Outdoor clutter can make the property feel smaller and less cared for. This is especially true for garages, patios, and deck areas that show up in photos or are visible during a showing.

Put away extra tools, bins, and seasonal overflow. If exterior trim or siding is visibly dirty or neglected, clean it before launch if possible.

What to skip or minimize

Not every room or project deserves the same energy. If you are trying to stay efficient, avoid spending heavily on low-visibility spaces before the main areas are done.

Usually, you can minimize:

  • full styling for guest bedrooms
  • elaborate decor purchases
  • strong fragrances meant to hide odors
  • over-editing photos
  • large cosmetic projects with little listing impact

Masking smells with fragrance can backfire.
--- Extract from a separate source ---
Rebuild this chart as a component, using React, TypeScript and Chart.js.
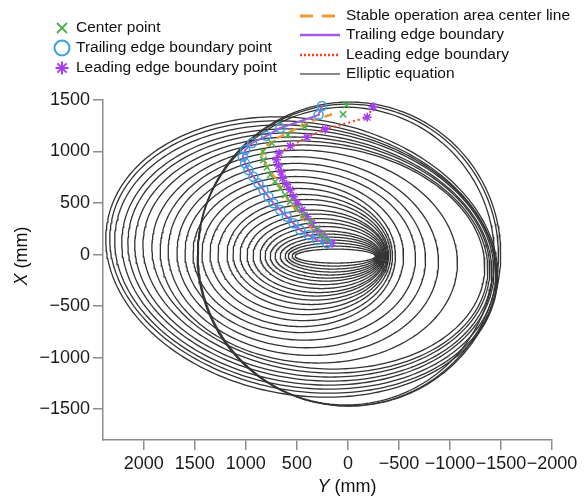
import React, { useEffect, useRef } from 'react';
import { Chart, registerables } from 'chart.js';

Chart.register(...registerables);

// Axis ticks (mm)
const horizontalTicks = [2000, 1500, 1000, 500, 0, -500, -1000, -1500, -2000]; // Y (mm)
const verticalTicks = [1500, 1000, 500, 0, -500, -1000, -1500]; // X (mm)

// Center points (Y, X) in mm
const centerPointY = [15, 47, 425, 588, 745, 833, 828, 794, 762, 713, 663, 614, 565, 499, 434, 369, 303, 254, 204];
const centerPointX = [1451, 1361, 1241, 1160, 1080, 998, 917, 847, 772, 707, 643, 578, 513, 449, 383, 318, 254, 189, 141];

// Trailing edge boundary points
const trailingY = [254, 287, 663, 801, 939, 1007, 1030, 1007, 975, 926, 877, 827, 778, 729, 663, 598, 533, 467, 385, 303, 204];
const trailingX = [1442, 1354, 1228, 1150, 1083, 1015, 950, 885, 820, 755, 691, 626, 561, 497, 432, 367, 303, 238, 189, 141, 109];

// Leading edge boundary points
const leadingY = [-248, -189, 221, 401, 565, 675, 700, 680, 655, 640, 600, 565, 533, 499, 450, 401, 352, 303, 254, 204, 155];
const leadingX = [1435, 1332, 1216, 1138, 1053, 985, 920, 860, 800, 740, 680, 626, 561, 497, 432, 367, 303, 238, 189, 141, 109];

// Stable operation area center line
const centerLineY = [155, 340, 535, 696, 830, 843, 800, 760, 712, 647, 565, 480, 400, 320, 230, 180];
const centerLineX = [1362, 1300, 1208, 1128, 1034, 950, 870, 800, 743, 626, 500, 400, 300, 210, 140, 110];

// Elliptic equation family: center (Y, X) in mm, semi-axes (mm), tilt of major axis (deg)
const ellipseCY = [123, 133, 147, 157, 177, 197, 216, 236, 256, 285, 310, 339, 369, 393, 428, 457, 482,
  486, 467, 457, 437, 383,
  290, 319, 349, 373, 393, 418, 437, 452,
  20, 0, -15];
const ellipseCX = [-15, -15, -15, -15, -15, -15, -15, -10, -10, -10, -5, -5, 0, 0, 0, 0, 0,
  0, -5, -10, -15, -20,
  -24, -24, -24, -24, -24, -24, -24, -24,
  -15, -5, 5];
const ellipseA = [393, 413, 437, 457, 486, 516, 545, 575, 604, 644, 678, 717, 757, 791, 845, 894, 948,
  1032, 1130, 1219, 1327, 1459,
  1636, 1697, 1747, 1793, 1833, 1880, 1912, 1936,
  1455, 1475, 1482];
const ellipseB = [68, 97, 126, 155, 184, 214, 243, 282, 320, 359, 398, 437, 485, 534, 583, 641, 699,
  757, 825, 893, 961, 1029,
  1080, 1116, 1154, 1190, 1229, 1264, 1299, 1339,
  1445, 1465, 1475];
const ellipseTilt = [0, 0, 0, 0, 0, 0, 0, 0, 0, 0, 0, 1, 1, 1, 1, 2, 2,
  2, 3, 4, 5, 5,
  6, 7, 7, 8, 8, 9, 10, 10,
  0, 0, 0];

const FONT = "'Liberation Sans', Arial, sans-serif";

const C_GREEN = '#4cae4c';
const C_BLUE = '#3d9fe8';
const C_PURPLE_STAR = '#a43ef0';
const C_PURPLE_LINE = '#a35ae0';
const C_ORANGE = '#f39a2e';
const C_RED = '#ff3b1a';

function zipPts(xs: number[], ys: number[]) {
  return xs.map((x, i) => ({ x, y: ys[i] }));
}

function ellipsePoints(cy: number, cx: number, a: number, b: number, tiltDeg: number) {
  const th = (tiltDeg * Math.PI) / 180;
  const pts: { x: number; y: number }[] = [];
  const n = 240;
  for (let k = 0; k <= n; k++) {
    const t = (2 * Math.PI * k) / n;
    const u = a * Math.cos(t);
    const v = b * Math.sin(t);
    pts.push({ x: cy + u * Math.cos(th) - v * Math.sin(th), y: cx + u * Math.sin(th) + v * Math.cos(th) });
  }
  return pts;
}

function fmt(v: number) {
  return v < 0 ? '\u2212' + Math.abs(v) : String(v);
}

const overlayPlugin = {
  id: 'overlay',
  afterDraw(chart: any) {
    const ctx: CanvasRenderingContext2D = chart.ctx;
    ctx.save();
    const lf = 15.5;
    ctx.font = `${lf}px ${FONT}`;
    ctx.textBaseline = 'middle';
    ctx.textAlign = 'left';
    ctx.fillStyle = '#111';

    // left column
    const mx = 62;
    const ltx = 76;
    let y = 28;
    ctx.strokeStyle = C_GREEN;
    ctx.lineWidth = 1.8;
    ctx.beginPath();
    ctx.moveTo(mx - 5, y - 5); ctx.lineTo(mx + 5, y + 5);
    ctx.moveTo(mx + 5, y - 5); ctx.lineTo(mx - 5, y + 5);
    ctx.stroke();
    ctx.fillText('Center point', ltx, y);
    y = 48;
    ctx.strokeStyle = C_BLUE;
    ctx.lineWidth = 2;
    ctx.beginPath();
    ctx.arc(mx, y, 7.5, 0, Math.PI * 2);
    ctx.stroke();
    ctx.fillText('Trailing edge boundary point', ltx, y);
    y = 68;
    ctx.strokeStyle = C_PURPLE_STAR;
    ctx.lineWidth = 2;
    ctx.beginPath();
    for (let k = 0; k < 4; k++) {
      const ang = (k * Math.PI) / 4;
      ctx.moveTo(mx - 6.5 * Math.cos(ang), y - 6.5 * Math.sin(ang));
      ctx.lineTo(mx + 6.5 * Math.cos(ang), y + 6.5 * Math.sin(ang));
    }
    ctx.stroke();
    ctx.fillText('Leading edge boundary point', ltx, y);

    // right column
    const lx0 = 300, lx1 = 340, tx = 346;
    y = 16;
    ctx.strokeStyle = C_ORANGE;
    ctx.lineWidth = 3;
    ctx.setLineDash([13, 9]);
    ctx.beginPath(); ctx.moveTo(lx0, y); ctx.lineTo(lx1, y); ctx.stroke();
    ctx.setLineDash([]);
    ctx.fillText('Stable operation area center line', tx, y);
    y = 35;
    ctx.strokeStyle = C_PURPLE_LINE;
    ctx.lineWidth = 2.5;
    ctx.beginPath(); ctx.moveTo(lx0, y); ctx.lineTo(lx1, y); ctx.stroke();
    ctx.fillText('Trailing edge boundary', tx, y);
    y = 55;
    ctx.strokeStyle = C_RED;
    ctx.lineWidth = 2.5;
    ctx.setLineDash([2, 2]);
    ctx.beginPath(); ctx.moveTo(lx0, y); ctx.lineTo(lx1, y); ctx.stroke();
    ctx.setLineDash([]);
    ctx.fillText('Leading edge boundary', tx, y);
    y = 74;
    ctx.strokeStyle = '#888';
    ctx.lineWidth = 2;
    ctx.beginPath(); ctx.moveTo(lx0, y); ctx.lineTo(lx1, y); ctx.stroke();
    ctx.fillText('Elliptic equation', tx, y);

    // axis titles
    const tf = 18;
    const drawTitle = (cxp: number, cyp: number, letter: string) => {
      ctx.font = `italic ${tf}px ${FONT}`;
      const w1 = ctx.measureText(letter).width;
      ctx.font = `${tf}px ${FONT}`;
      const w2 = ctx.measureText(' (mm)').width;
      const start = cxp - (w1 + w2) / 2;
      ctx.font = `italic ${tf}px ${FONT}`;
      ctx.fillText(letter, start, cyp);
      ctx.font = `${tf}px ${FONT}`;
      ctx.fillText(' (mm)', start + w1, cyp);
    };
    ctx.fillStyle = '#111';
    drawTitle(347, 487, 'Y');
    ctx.save();
    ctx.translate(22, 256);
    ctx.rotate(-Math.PI / 2);
    drawTitle(0, 0, 'X');
    ctx.restore();
    ctx.restore();
  },
};

export default function App() {
  const ref = useRef<HTMLCanvasElement>(null);
  useEffect(() => {
    document.body.style.margin = '0';
    const canvas = ref.current!;
    const ellipseSets = ellipseCY.map((cy, i) => ({
      type: 'scatter' as const,
      label: 'Elliptic equation',
      data: ellipsePoints(cy, ellipseCX[i], ellipseA[i], ellipseB[i], ellipseTilt[i]),
      showLine: true,
      borderColor: '#333333',
      borderWidth: 1.3,
      pointRadius: 0,
      fill: false,
      order: 5,
    }));
    const chart = new Chart(canvas, {
      type: 'scatter',
      data: {
        datasets: [
          ...ellipseSets,
          {
            label: 'Stable operation area center line',
            data: zipPts(centerLineY, centerLineX),
            showLine: true,
            borderColor: C_ORANGE,
            borderWidth: 2.5,
            borderDash: [8, 5],
            pointRadius: 0,
            order: 3,
          },
          {
            label: 'Trailing edge boundary',
            data: zipPts(trailingY, trailingX),
            showLine: true,
            borderColor: C_PURPLE_LINE,
            borderWidth: 2,
            pointRadius: 0,
            order: 3,
          },
          {
            label: 'Leading edge boundary',
            data: zipPts(leadingY, leadingX),
            showLine: true,
            borderColor: C_RED,
            borderWidth: 2,
            borderDash: [2, 3],
            pointRadius: 0,
            order: 3,
          },
          {
            label: 'Center point',
            data: zipPts(centerPointY, centerPointX),
            showLine: false,
            pointStyle: 'crossRot',
            pointRadius: 4.5,
            borderColor: C_GREEN,
            backgroundColor: C_GREEN,
            pointBorderWidth: 1.5,
            order: 1,
          },
          {
            label: 'Trailing edge boundary point',
            data: zipPts(trailingY, trailingX),
            showLine: false,
            pointStyle: 'circle',
            pointRadius: 4.5,
            borderColor: C_BLUE,
            backgroundColor: 'rgba(0,0,0,0)',
            pointBorderWidth: 1.5,
            order: 1,
          },
          {
            label: 'Leading edge boundary point',
            data: zipPts(leadingY, leadingX),
            showLine: false,
            pointStyle: 'star',
            pointRadius: 4.5,
            borderColor: C_PURPLE_STAR,
            backgroundColor: C_PURPLE_STAR,
            pointBorderWidth: 1.5,
            order: 1,
          },
        ] as any,
      },
      options: {
        responsive: false,
        animation: false,
        devicePixelRatio: 1,
        layout: { padding: { left: 0, right: 32, top: 100, bottom: 0 } },
        plugins: { legend: { display: false }, tooltip: { enabled: false } },
        elements: { line: { tension: 0 } },
        scales: {
          x: {
            type: 'linear',
            reverse: true,
            min: -2000,
            max: 2400,
            afterBuildTicks: (s: any) => {
              s.ticks = horizontalTicks.map((v) => ({ value: v }));
            },
            afterFit: (s: any) => {
              s.height = 59;
            },
            grid: { drawOnChartArea: false, drawTicks: true, tickLength: 10, color: '#8c8c8c', lineWidth: 1.5 },
            border: { display: true, color: '#8c8c8c', width: 1.5 },
            ticks: {
              color: '#1a1a1a',
              padding: 3,
              maxRotation: 0,
              autoSkip: false,
              font: { size: 18, family: FONT },
              callback: (v: any) => fmt(Number(v)),
            },
          },
          y: {
            type: 'linear',
            min: -1800,
            max: 1500,
            afterBuildTicks: (s: any) => {
              s.ticks = verticalTicks.map((v) => ({ value: v }));
            },
            afterFit: (s: any) => {
              s.width = 103;
            },
            grid: { drawOnChartArea: false, drawTicks: true, tickLength: 10, color: '#8c8c8c', lineWidth: 1.5 },
            border: { display: true, color: '#8c8c8c', width: 1.5 },
            ticks: {
              color: '#1a1a1a',
              padding: 3,
              autoSkip: false,
              font: { size: 18, family: FONT },
              callback: (v: any) => fmt(Number(v)),
            },
          },
        },
      } as any,
      plugins: [overlayPlugin],
    });
    return () => chart.destroy();
  }, []);
  return (
    <div style={{ width: 584, height: 499, background: '#fff' }}>
      <canvas ref={ref} width={584} height={499} style={{ display: 'block' }} />
    </div>
  );
}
It is better to remove the source of any odor and let the home smell clean and neutral.

A simple pre-listing checklist

Use this checklist to keep your prep plan focused:

Two to three weeks before listing

  • walk through the home room by room
  • make a repair list
  • schedule deep cleaning
  • thin out closets, cabinets, and storage areas
  • remove personal photos and excess decor
  • plan simple paint touch-ups if needed

One week before listing

  • stage the living room, primary bedroom, kitchen, and dining area
  • simplify bathrooms, office, and secondary bedrooms
  • tidy the yard, porch, deck, and garage
  • replace burned-out bulbs
  • confirm the home is photo-ready

Day before photos or showings

  • clear counters and sinks
  • open blinds
  • turn on lights
  • hide pet items
  • take out trash
  • do a final walkthrough from the front door inward

Why a tailored plan works best

Every White Bear Lake home has a different mix of updates, layout strengths, and presentation needs. A mid-century rambler, a two-story move-up home, and a lake-area property will not all need the same staging plan.

That is why the best results usually come from matching the prep list to your likely buyer, your budget, and your home’s highest-value features. Often, a measured plan beats a bigger one because it keeps your energy on the details buyers actually see and remember.

If you want a staging strategy tied to pricing, presentation, and buyer expectations in White Bear Lake, Maisa Olson can help you build a practical pre-listing plan with boutique guidance and market-aware advice.

FAQs

What rooms should White Bear Lake sellers stage first?

  • Start with the living room, then the primary bedroom, kitchen, and dining area. Those spaces tend to have the highest buyer impact based on NAR staging data.

How much should White Bear Lake sellers budget for staging?

  • NAR reported median costs of $1,500 when sellers used a staging service and $500 when the seller’s agent personally staged the home. Many sellers benefit most from targeted spending on the main rooms rather than a full-home redesign.

Do White Bear Lake sellers need professional staging?

  • Not always. Staging can be self-directed, professionally done, or virtual, depending on your budget, timeline, and how furnished the home already is.

How important are listing photos for White Bear Lake home sales?

  • Very important. NAR reported that buyers’ agents said photos were much more or more important to clients 73% of the time, so your home should be fully photo-ready before photography.

What staging mistakes should White Bear Lake sellers avoid?

  • Common issues include cluttered closets, dirty kitchens and bathrooms, poor lighting, lingering odors, too many personal photos, pet paraphernalia, exterior neglect, and photos that do not match the home in person.

Should White Bear Lake sellers stage outdoor spaces too?

  • Yes. Because White Bear Lake has a strong outdoor identity tied to parks, public access, and the lake, tidy outdoor areas like the entry, porch, deck, yard, and garage can make a meaningful difference in presentation.